Migration considerations
ERP migration in construction should begin with data model rationalization, not software configuration. Historical job cost data, vendor records, subcontractor commitments, project structures, and reporting hierarchies must be cleaned before migration. If a company is moving from a traditional ERP to an AI ERP, it should validate whether historical data is complete enough to support predictive use cases. If it is moving from fragmented systems into Odoo, the migration strategy should focus on standardizing master data and high-value workflows first.

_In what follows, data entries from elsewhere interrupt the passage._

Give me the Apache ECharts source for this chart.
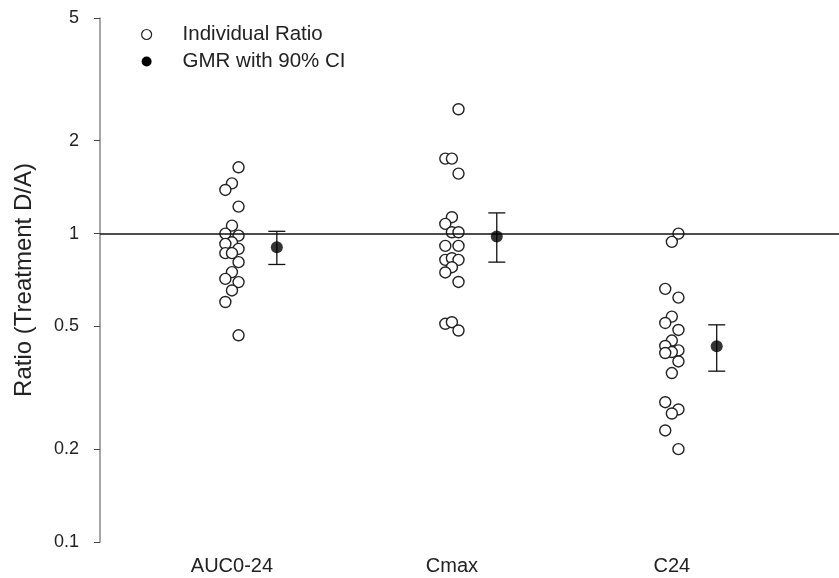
<!DOCTYPE html>
<html>
<head>
<meta charset="utf-8">
<script src="https://cdn.jsdelivr.net/npm/echarts@6/dist/echarts.min.js"></script>
<style>
  html, body { margin: 0; padding: 0; background: #fff; }
  #chart { width: 839px; height: 578px; }
</style>
</head>
<body>
<div id="chart"></div>
<script>
// PK parameters and per-subject test/reference ratios
const categories = ['AUC0-24', 'Cmax', 'C24'];

// Individual ratios per parameter, with a column slot (-1, 0, 1) to spread overlapping circles
const aucRatios = [1.64, 1.455, 1.385, 1.223, 1.061, 1.0, 0.985, 0.937, 0.926, 0.892, 0.864, 0.864, 0.808, 0.75, 0.713, 0.696, 0.654, 0.6, 0.468];
const aucSlots  = [1, 0, -1, 1, 0, -1, 1, 0, -1, 1, -1, 0, 1, 0, -1, 1, 0, -1, 1];
const cmaxRatios = [2.53, 1.75, 1.75, 1.565, 1.13, 1.075, 1.01, 1.01, 0.912, 0.912, 0.822, 0.832, 0.822, 0.778, 0.748, 0.697, 0.51, 0.516, 0.485];
const cmaxSlots  = [1, -1, 0, 1, 0, -1, 0, 1, -1, 1, -1, 0, 1, 0, -1, 1, -1, 0, 1];
const c24Ratios = [1.0, 0.94, 0.662, 0.62, 0.538, 0.513, 0.487, 0.45, 0.432, 0.418, 0.413, 0.41, 0.385, 0.353, 0.284, 0.269, 0.261, 0.23, 0.2];
const c24Slots  = [1, 0, -1, 1, 0, -1, 1, 0, -1, 1, 0, -1, 1, 0, -1, 1, 0, -1, 1];

// Geometric mean ratio with 90% confidence interval
const gmrValues = [0.903, 0.978, 0.431];
const ciLower   = [0.794, 0.808, 0.358];
const ciUpper   = [1.017, 1.167, 0.506];

// Log axis tick labels
const yTickValues = [0.1, 0.2, 0.5, 1, 2, 5];

const slotStep = 0.03;   // horizontal spread between circle columns (x units)
const gmrOffset = 0.204; // GMR marker sits to the right of each cluster

const ratioGroups = [[aucRatios, aucSlots], [cmaxRatios, cmaxSlots], [c24Ratios, c24Slots]];
const individualData = [];
ratioGroups.forEach(([vals, slots], ci) => {
  vals.forEach((v, i) => individualData.push([ci + 1 + slots[i] * slotStep, v]));
});
const gmrData = gmrValues.map((v, i) => [i + 1 + gmrOffset, v]);
const ciData = gmrValues.map((v, i) => [i + 1 + gmrOffset, ciLower[i], ciUpper[i]]);

const FONT = 'Liberation Sans, Arial, sans-serif';
const chart = echarts.init(document.getElementById('chart'), null, { renderer: 'canvas' });

chart.setOption({
  animation: false,
  backgroundColor: '#fff',
  grid: { left: 100, right: 0, top: 18, bottom: 36, containLabel: false },
  legend: {
    orient: 'vertical',
    left: 136,
    top: 19,
    itemWidth: 62,
    itemHeight: 10,
    itemGap: 6,
    selectedMode: false,
    textStyle: { fontFamily: FONT, fontSize: 20.5, color: '#222', lineHeight: 21 },
    data: [
      { name: 'Individual Ratio', icon: 'circle', itemStyle: { color: '#fff', borderColor: '#222', borderWidth: 1.2 } },
      { name: 'GMR with 90% CI', icon: 'circle', itemStyle: { color: '#000', borderWidth: 0 } }
    ]
  },
  xAxis: {
    type: 'value',
    min: 0.4,
    max: 3.76,
    axisLine: { show: false },
    axisTick: { show: false },
    splitLine: { show: false },
    axisLabel: {
      customValues: [1, 2, 3],
      formatter: v => categories[Math.round(v) - 1] || '',
      fontFamily: FONT, fontSize: 20, color: '#222', margin: 14
    }
  },
  yAxis: {
    type: 'log',
    logBase: 10,
    min: 0.1,
    max: 5,
    name: 'Ratio (Treatment D/A)',
    nameLocation: 'middle',
    nameGap: 64,
    nameTextStyle: { fontFamily: FONT, fontSize: 24, color: '#222' },
    axisLine: { show: true, lineStyle: { color: '#8a8a8a', width: 1.5 } },
    axisTick: { show: true, length: 6, customValues: yTickValues, lineStyle: { color: '#444', width: 1 } },
    splitLine: { show: false },
    minorTick: { show: false },
    axisLabel: {
      customValues: yTickValues,
      formatter: v => String(+Number(v).toPrecision(3)),
      fontFamily: FONT, fontSize: 18, color: '#222', margin: 21
    }
  },
  series: [
    {
      name: 'Individual Ratio',
      type: 'scatter',
      symbol: 'circle',
      symbolSize: 11,
      itemStyle: { color: '#fff', borderColor: '#222', borderWidth: 1.4, opacity: 1 },
      data: individualData,
      z: 3,
      markLine: {
        silent: true,
        symbol: 'none',
        label: { show: false },
        lineStyle: { color: '#111', width: 1.5, type: 'solid' },
        data: [{ yAxis: 1 }]
      }
    },
    {
      name: 'GMR with 90% CI',
      type: 'custom',
      data: ciData,
      z: 4,
      itemStyle: { color: '#000' },
      renderItem: (params, api) => {
        const x = api.value(0);
        const lo = api.coord([x, api.value(1)]);
        const hi = api.coord([x, api.value(2)]);
        const half = 8.5;
        const style = { stroke: '#111', lineWidth: 1.3 };
        return {
          type: 'group',
          children: [
            { type: 'line', shape: { x1: lo[0], y1: lo[1], x2: hi[0], y2: hi[1] }, style },
            { type: 'line', shape: { x1: lo[0] - half, y1: lo[1], x2: lo[0] + half, y2: lo[1] }, style },
            { type: 'line', shape: { x1: hi[0] - half, y1: hi[1], x2: hi[0] + half, y2: hi[1] }, style }
          ]
        };
      }
    },
    {
      name: 'GMR with 90% CI',
      type: 'scatter',
      symbol: 'circle',
      symbolSize: 12,
      itemStyle: { color: '#000', borderColor: '#000', borderWidth: 0 },
      data: gmrData,
      z: 5
    }
  ]
});
</script>
</body>
</html>
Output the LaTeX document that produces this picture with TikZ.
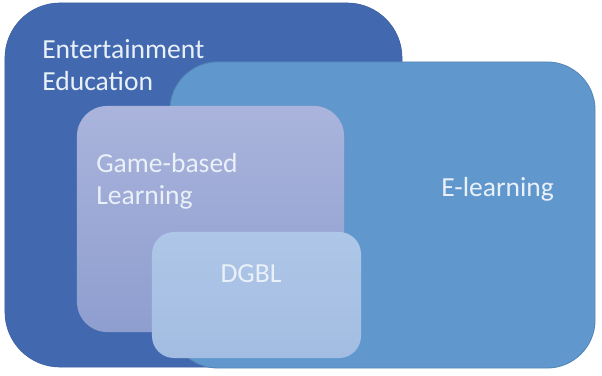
\documentclass[tikz,border=0pt]{standalone}
\usepackage{fontspec}
\newfontfamily\labelfont{Carlito}
\usepackage{tikz}
\usetikzlibrary{positioning, calc, shapes}

\definecolor{eedark}{HTML}{4269B0}
\definecolor{elblue}{HTML}{6098CE}
\definecolor{gbltop}{HTML}{AAB4DC}
\definecolor{gblbot}{HTML}{8E9ECF}
\definecolor{dgbltop}{HTML}{AEC6E7}
\definecolor{dgblbot}{HTML}{A3BDE2}
\definecolor{labeltext}{HTML}{EAF0F8}

\begin{document}
\begin{tikzpicture}[x=0.025cm, y=0.025cm,
		setbox/.style={rectangle, inner sep=0pt, outer sep=0pt},
		setlabel/.style={anchor=west, align=left, inner sep=0pt, text=labeltext, font=\labelfont\fontsize{19.6}{23}\selectfont}]
			\useasboundingbox (0,0) rectangle (602,375);
			% the sets, from the largest to the smallest
			\node[setbox, fill=eedark, draw=eedark!90!black, line width=0.4pt, rounded corners=1.375cm, minimum width=9.925cm, minimum height=9.1cm] (EE) at (203.5,190) {};
			\node[setbox, fill=elblue, draw=elblue!88!black, line width=0.6pt, rounded corners=1.2cm, minimum width=10.625cm, minimum height=7.65cm] (EL) at (382.5,160) {};
			\node[setbox, top color=gbltop, bottom color=gblbot, rounded corners=0.75cm, minimum width=6.675cm, minimum height=5.65cm] (GBL) at (210.5,156) {};
			\node[setbox, top color=dgbltop, bottom color=dgblbot, rounded corners=0.55cm, minimum width=5.225cm, minimum height=3.15cm] (DGBL) at (256.5,80) {};
			% labels
			\node[setlabel] (EEtext) at (42,310) {Entertainment\\Education};
			\node[setlabel] (GBLtext) at (96,194) {Game-based\\Learning};
			\node[setlabel] (ELtext) at (441,186) {E-learning};
			\node[setlabel, anchor=center] (DGBLtext) at (251,101) {DGBL};
		\end{tikzpicture}
\end{document}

A phased migration is usually safer than a big-bang approach. Finance, purchasing, and project controls can be stabilized first, followed by field workflows, analytics, and AI enhancements. This reduces operational disruption and improves user adoption.
Executive decision guidance
Choose construction AI ERP when predictive insight is a strategic requirement, historical data quality is strong, and leadership is prepared to invest in governance, analytics adoption, and process discipline. Choose traditional ERP when the immediate need is standardization, financial control, and reliable execution. Choose Odoo when the business wants a modern, modular ERP platform that can improve project visibility and cost control now while preserving flexibility for future automation and AI expansion.
From a platform selection standpoint, the best decision is rarely the most advanced system on paper. It is the one that the organization can implement successfully, scale responsibly, and use consistently across estimating, procurement, project execution, finance, and management reporting. For many construction firms, that means building a strong ERP core first and introducing AI where it solves a clearly defined forecasting or cost-control problem.